ON page 25 of Bournemouth council’s document Go Green Bournemouth, we read that: “We have taken a positive position on the planned off-shore wind farm development...it could support the creation of new low-carbon employment opportunities in research, construction and maintenance.”

So it is puzzling that Cllr Greene, who has many times been informed of the implications of an increasingly desperate state of climatic breakdown, should sadly be attacking local campaigners who seek a bearable future for the next generation (Echo, July 26). As Dr Price observes in the Advertiser (July 25), wind farms may not be ideal but are the best, cleanest and safest solution, in the short term, to our energy and pollution problems.

We really do need a co-ordinated approach to dealing with the carbon sewage imperilling the future of all the little Georges and Georginas daily joining the human family. A recent report has warned of the severe economic consequences of a methane time-bomb being released with a catastrophic effect on crops, rising sea levels, coastal flooding and extreme weather.

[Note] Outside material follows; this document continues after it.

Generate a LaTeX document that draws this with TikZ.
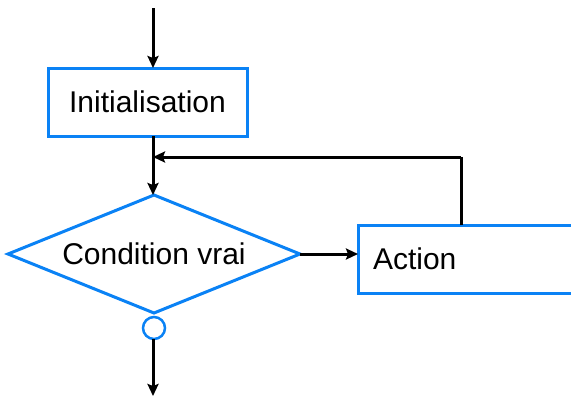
\documentclass[tikz,border=0pt]{standalone}
\usepackage{fontspec}
\setmainfont{Liberation Sans}
\usetikzlibrary{shapes.geometric,arrows.meta,calc}
\definecolor{boxblue}{RGB}{10,130,245}
\begin{document}
\begin{tikzpicture}[x=1pt,y=-1pt,
  every node/.style={font=\fontsize{30}{36}\selectfont, outer sep=0pt},
  box/.style={draw=boxblue, line width=3pt, fill=white, rectangle},
  cond/.style={draw=boxblue, line width=3pt, fill=white, shape=diamond, aspect=2.475, minimum width=292pt, minimum height=118pt, inner sep=0pt},
  joint/.style={draw=boxblue, line width=2.5pt, fill=white, circle, minimum size=22pt, inner sep=0pt},
  flow/.style={line width=3pt, -{Stealth[length=12pt,width=11pt,inset=2pt]}},
  plain/.style={line width=3pt}]
\useasboundingbox (0,0) rectangle (571,397);
\clip (0,0) rectangle (571,397);
\node[box, minimum width=199pt, minimum height=68pt] (init) at (147.5,102) {Initialisation};
\node[cond] (dia) at (154,254) {Condition vrai};
\node[box, anchor=west, minimum height=68pt, text width=232pt, inner xsep=15pt, align=left] (act) at (358,259) {Action};
\node[joint] (j) at (154,328) {};
\coordinate (start) at (153,8);
\coordinate (fin) at (153,396);
\coordinate (up) at (461,157);
\coordinate (mid) at (153,157);
\draw[flow] (start) -- (start |- init.north);
\draw[plain] (init.south -| start) -- (mid);
\draw[flow] (mid) -- (dia.north -| start);
\draw[plain] (act.north -| up) -- (up);
\draw[flow] (up) -- (mid);
\draw[flow] (dia.east) -- (dia.east -| act.west);
\draw[flow] (j.south -| start) -- (fin);
\end{tikzpicture}
\end{document}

“The mean effects of just this one effect approaches the 70 trillion dollar value of the world economy in 2012,” said Professor Whiteman, the lead author of the study published in the journal Nature.

The researchers ran the model 10,000 times and came to the average cost of 60 trillion dollars. Professor Wadhams of Cambridge University, part of the study, warned: “We are looking at a big effect … possibly catastrophic … on global climate that has been a consequence of this extremely fast sea-ice retreat we've seen in recent years.”

At a jolly family festival in Meyrick Park on July 25 many were happy to support Navitus as well as the Friends of the Earth bee campaign, where some rather large bees attracted attention to the seriousness of our pollinator problems. It would be good if we could all help each other with these and many other problems that we face in a changing world.